_THE PROBLEM_: Figure out how many lines of the material below contain the word "this". Answer with the number only.

Code that draws figures
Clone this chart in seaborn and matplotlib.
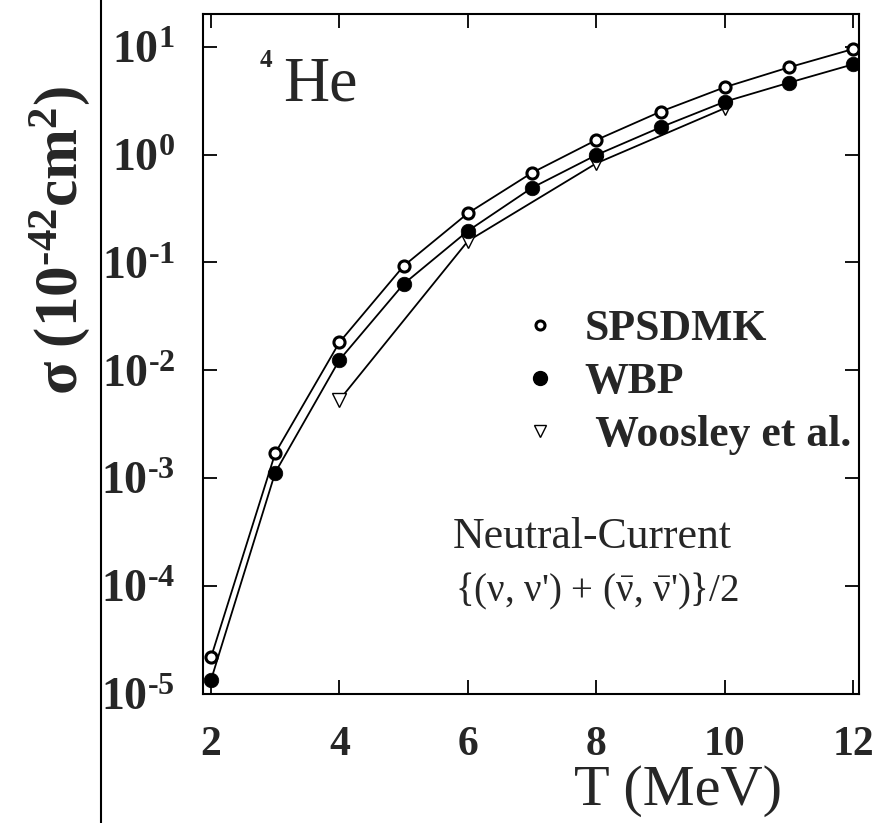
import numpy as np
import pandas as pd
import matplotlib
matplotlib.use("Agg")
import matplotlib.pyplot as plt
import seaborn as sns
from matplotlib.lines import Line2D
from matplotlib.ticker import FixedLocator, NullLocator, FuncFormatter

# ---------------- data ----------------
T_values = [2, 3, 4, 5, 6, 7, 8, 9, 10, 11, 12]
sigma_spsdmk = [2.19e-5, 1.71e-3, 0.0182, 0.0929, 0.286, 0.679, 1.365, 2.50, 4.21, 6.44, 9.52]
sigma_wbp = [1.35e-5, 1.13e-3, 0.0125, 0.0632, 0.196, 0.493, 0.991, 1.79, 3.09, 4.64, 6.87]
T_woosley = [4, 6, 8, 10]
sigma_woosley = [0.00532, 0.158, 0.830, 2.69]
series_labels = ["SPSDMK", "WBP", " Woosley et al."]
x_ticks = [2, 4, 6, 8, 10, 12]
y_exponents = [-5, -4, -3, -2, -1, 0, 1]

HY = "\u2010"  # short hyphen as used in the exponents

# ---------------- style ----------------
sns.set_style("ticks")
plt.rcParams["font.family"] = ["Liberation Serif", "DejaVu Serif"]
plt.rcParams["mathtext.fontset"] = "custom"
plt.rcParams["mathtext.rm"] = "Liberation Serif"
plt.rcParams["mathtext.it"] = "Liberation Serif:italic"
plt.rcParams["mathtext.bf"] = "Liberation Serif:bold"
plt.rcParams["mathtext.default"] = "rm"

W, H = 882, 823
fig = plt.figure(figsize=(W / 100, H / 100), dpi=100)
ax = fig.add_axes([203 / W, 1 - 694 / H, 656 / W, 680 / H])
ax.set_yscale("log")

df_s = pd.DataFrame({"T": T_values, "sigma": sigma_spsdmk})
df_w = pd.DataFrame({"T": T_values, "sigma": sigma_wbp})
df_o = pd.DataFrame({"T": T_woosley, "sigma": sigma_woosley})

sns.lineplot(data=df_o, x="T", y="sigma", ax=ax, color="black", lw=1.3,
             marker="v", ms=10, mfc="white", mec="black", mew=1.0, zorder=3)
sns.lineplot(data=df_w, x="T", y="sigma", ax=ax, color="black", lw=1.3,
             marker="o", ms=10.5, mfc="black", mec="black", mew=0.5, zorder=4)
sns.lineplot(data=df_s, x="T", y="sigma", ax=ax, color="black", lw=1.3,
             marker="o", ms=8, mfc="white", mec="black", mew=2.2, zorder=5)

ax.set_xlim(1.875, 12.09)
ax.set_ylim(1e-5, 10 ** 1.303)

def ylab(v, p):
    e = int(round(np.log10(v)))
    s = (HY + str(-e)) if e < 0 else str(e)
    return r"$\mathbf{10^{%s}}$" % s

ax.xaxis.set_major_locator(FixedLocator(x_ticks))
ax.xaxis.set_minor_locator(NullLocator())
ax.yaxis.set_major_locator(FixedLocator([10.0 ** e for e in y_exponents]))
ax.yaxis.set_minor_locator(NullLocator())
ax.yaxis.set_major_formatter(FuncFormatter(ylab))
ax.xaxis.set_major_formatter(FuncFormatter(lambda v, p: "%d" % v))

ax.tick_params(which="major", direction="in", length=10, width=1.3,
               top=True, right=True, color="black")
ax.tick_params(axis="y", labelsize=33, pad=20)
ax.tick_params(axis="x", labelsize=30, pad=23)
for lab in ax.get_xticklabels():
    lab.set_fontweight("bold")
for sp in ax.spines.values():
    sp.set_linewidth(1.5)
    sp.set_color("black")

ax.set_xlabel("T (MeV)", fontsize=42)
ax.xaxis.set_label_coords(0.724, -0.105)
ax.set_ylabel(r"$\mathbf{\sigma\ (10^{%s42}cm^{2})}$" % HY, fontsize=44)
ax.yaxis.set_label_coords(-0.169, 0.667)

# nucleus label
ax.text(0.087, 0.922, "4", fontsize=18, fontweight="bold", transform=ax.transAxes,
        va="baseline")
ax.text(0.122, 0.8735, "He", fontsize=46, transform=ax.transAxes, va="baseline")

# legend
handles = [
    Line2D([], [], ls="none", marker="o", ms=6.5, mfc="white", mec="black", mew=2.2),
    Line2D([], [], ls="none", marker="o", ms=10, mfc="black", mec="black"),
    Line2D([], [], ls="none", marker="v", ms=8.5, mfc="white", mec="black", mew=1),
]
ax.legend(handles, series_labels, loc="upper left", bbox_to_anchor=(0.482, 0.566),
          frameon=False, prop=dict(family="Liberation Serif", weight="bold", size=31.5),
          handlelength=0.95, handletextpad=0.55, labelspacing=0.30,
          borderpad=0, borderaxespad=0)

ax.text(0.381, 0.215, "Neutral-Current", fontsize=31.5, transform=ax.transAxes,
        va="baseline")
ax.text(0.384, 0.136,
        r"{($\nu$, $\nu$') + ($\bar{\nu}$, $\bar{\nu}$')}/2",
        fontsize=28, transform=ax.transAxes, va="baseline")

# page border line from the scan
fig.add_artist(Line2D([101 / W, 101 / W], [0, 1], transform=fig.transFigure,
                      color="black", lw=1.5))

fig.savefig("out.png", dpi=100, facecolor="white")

...

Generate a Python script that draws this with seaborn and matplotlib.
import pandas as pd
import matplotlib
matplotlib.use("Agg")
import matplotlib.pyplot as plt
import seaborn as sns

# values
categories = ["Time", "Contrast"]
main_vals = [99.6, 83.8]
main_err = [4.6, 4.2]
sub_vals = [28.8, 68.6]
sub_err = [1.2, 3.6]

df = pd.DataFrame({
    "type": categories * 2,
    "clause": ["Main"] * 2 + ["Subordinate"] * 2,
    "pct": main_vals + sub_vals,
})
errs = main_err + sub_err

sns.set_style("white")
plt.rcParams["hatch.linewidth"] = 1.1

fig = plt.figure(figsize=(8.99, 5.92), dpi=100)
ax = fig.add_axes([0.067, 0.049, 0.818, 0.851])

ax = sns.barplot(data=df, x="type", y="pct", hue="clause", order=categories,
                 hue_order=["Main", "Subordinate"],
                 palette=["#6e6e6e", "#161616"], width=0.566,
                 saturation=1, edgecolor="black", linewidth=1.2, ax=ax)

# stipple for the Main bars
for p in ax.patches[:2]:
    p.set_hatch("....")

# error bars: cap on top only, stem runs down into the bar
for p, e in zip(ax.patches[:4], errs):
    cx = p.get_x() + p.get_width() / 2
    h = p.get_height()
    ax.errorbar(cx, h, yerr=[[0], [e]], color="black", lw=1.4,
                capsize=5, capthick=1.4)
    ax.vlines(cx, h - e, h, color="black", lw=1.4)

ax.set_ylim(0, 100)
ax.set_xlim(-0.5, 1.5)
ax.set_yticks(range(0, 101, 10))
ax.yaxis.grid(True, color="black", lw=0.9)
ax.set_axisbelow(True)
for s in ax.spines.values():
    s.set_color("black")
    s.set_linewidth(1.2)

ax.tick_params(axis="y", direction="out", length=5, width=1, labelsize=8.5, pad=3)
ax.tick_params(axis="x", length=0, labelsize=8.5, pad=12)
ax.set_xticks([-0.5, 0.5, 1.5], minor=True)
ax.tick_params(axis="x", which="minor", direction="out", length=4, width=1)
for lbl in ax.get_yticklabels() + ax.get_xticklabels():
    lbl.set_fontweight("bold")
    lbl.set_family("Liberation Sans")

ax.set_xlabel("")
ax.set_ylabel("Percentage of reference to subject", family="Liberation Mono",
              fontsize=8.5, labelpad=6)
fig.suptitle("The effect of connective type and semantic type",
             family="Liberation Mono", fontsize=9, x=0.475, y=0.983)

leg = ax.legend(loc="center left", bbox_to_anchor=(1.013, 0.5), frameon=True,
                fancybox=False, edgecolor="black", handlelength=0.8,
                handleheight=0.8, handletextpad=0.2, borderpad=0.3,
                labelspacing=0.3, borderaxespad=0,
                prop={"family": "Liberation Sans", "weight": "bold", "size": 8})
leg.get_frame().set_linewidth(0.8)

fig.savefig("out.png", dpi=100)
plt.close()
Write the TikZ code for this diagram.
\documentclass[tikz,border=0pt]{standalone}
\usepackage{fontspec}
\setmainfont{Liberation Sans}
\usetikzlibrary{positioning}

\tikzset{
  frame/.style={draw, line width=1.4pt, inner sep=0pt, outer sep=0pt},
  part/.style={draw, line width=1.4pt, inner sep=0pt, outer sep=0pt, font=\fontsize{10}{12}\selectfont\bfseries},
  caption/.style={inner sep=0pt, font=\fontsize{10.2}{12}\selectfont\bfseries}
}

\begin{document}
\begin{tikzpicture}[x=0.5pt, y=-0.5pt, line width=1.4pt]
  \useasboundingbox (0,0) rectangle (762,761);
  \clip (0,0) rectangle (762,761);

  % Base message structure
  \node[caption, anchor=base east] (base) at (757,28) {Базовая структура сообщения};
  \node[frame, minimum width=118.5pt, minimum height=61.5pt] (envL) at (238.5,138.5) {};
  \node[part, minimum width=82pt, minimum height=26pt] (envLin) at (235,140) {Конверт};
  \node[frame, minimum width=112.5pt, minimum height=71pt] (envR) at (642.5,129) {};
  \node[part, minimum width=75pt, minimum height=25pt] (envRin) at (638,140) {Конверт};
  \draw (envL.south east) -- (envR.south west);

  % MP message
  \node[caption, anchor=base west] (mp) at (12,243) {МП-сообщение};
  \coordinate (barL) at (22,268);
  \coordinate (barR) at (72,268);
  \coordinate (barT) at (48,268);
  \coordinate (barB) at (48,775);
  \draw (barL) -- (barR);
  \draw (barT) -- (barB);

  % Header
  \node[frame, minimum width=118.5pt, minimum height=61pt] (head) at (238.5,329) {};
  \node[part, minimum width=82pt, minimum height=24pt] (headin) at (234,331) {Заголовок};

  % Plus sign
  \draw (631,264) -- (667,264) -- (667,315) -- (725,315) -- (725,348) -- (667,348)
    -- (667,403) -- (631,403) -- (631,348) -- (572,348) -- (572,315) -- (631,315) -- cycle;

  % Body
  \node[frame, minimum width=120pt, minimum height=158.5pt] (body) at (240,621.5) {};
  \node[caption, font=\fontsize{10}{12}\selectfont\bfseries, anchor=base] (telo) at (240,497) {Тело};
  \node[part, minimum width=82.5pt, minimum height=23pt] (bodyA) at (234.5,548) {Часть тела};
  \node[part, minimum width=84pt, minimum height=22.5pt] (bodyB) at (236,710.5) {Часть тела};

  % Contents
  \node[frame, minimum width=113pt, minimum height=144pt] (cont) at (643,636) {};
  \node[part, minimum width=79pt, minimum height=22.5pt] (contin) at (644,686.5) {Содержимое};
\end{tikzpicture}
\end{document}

_THE OUTPUT_: 3